>> BEGIN Source data

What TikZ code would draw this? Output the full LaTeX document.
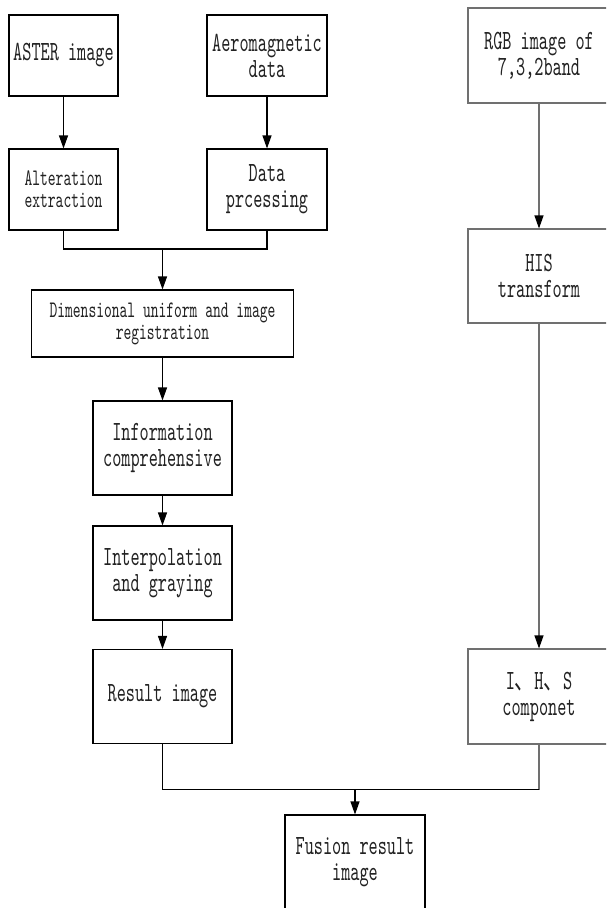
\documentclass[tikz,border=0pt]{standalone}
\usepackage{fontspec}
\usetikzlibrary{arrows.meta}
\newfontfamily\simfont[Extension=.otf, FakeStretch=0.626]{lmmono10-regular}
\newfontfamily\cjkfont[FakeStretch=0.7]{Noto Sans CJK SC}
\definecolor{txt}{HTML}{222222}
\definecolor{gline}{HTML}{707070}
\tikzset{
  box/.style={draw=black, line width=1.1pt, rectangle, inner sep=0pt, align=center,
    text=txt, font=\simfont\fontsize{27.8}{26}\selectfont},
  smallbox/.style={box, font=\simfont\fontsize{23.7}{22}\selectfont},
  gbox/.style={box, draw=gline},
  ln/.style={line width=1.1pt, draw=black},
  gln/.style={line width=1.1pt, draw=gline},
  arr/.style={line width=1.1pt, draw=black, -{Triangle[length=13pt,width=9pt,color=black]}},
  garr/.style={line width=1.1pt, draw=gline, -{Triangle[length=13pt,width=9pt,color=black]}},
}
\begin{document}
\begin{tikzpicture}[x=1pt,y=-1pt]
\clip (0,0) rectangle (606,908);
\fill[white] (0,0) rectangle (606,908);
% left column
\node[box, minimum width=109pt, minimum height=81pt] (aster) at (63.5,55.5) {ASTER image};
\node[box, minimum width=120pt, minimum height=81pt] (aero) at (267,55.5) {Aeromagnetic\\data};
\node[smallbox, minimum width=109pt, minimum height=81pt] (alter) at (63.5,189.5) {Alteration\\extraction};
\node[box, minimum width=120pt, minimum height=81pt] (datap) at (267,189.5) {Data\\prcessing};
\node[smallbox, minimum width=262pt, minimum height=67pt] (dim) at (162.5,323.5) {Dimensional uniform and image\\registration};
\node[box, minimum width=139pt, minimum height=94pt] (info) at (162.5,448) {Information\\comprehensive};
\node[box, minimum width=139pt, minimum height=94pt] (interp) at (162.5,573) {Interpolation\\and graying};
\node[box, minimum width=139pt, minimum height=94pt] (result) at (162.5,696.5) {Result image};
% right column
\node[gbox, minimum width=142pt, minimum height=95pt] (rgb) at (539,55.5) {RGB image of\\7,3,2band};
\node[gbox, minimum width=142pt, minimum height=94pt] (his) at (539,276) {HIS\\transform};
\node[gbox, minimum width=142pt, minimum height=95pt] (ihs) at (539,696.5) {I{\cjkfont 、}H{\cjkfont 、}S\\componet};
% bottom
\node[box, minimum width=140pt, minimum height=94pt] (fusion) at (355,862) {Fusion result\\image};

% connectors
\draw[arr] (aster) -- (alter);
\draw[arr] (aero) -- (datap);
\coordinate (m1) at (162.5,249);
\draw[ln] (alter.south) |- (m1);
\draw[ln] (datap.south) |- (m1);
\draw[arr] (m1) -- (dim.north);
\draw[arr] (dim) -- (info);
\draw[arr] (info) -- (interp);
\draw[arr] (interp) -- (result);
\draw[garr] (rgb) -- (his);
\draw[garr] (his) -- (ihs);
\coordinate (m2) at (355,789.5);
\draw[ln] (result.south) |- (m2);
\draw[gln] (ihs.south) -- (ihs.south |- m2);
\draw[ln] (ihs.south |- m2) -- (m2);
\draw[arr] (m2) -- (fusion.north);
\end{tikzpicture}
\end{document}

>> END Source data
>> BEGIN Source data

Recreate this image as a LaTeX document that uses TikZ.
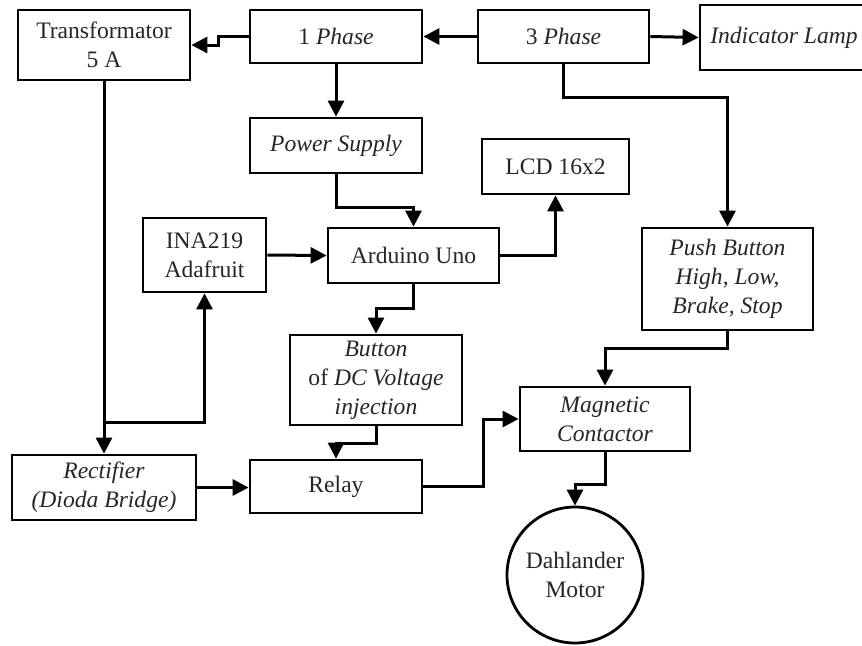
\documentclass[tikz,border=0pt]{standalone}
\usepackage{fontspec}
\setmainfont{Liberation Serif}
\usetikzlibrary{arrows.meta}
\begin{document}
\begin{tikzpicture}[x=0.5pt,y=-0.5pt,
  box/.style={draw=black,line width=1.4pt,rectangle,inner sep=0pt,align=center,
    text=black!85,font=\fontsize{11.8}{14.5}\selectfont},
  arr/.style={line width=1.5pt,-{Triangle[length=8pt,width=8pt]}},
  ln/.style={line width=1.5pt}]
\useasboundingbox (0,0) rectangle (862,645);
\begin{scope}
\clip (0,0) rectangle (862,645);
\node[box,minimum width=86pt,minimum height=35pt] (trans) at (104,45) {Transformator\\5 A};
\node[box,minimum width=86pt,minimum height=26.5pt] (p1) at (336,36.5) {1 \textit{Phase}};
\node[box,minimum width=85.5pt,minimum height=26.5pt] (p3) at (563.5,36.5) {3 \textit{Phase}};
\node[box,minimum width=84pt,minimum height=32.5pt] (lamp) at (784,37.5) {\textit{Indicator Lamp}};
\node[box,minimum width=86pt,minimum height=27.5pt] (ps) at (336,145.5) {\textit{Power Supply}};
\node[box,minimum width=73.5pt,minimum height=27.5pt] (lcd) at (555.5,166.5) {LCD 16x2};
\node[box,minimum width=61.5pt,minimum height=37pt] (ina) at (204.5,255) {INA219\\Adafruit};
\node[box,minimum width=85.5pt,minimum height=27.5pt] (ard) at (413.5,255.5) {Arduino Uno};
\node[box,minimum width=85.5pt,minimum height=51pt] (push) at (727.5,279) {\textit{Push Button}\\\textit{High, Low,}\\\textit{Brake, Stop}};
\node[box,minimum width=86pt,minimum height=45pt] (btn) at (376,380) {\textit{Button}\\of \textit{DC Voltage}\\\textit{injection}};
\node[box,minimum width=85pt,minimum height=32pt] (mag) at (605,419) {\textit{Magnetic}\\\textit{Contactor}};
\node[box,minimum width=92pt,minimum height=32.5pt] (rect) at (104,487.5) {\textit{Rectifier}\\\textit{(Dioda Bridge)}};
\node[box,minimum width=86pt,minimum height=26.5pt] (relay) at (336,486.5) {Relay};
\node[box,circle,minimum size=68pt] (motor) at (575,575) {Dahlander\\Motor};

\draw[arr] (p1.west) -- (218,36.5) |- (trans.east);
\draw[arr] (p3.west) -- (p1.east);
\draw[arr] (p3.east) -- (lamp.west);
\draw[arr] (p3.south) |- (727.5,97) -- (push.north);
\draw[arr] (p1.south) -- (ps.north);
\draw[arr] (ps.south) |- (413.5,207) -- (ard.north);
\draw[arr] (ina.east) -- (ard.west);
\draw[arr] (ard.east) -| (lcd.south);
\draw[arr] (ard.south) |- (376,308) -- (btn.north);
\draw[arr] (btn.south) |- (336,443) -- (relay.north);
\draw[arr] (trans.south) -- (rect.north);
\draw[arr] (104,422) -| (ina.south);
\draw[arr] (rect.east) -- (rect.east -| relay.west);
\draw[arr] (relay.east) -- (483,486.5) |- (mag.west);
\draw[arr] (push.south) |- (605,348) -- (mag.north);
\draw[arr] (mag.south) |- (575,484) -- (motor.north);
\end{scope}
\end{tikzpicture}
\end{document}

>> END Source data

● Given task: Lines containing the string "this" are to be selected and copied.

● Result:
What TikZ code would draw this? Output the full LaTeX document.
Recreate this image as a LaTeX document that uses TikZ.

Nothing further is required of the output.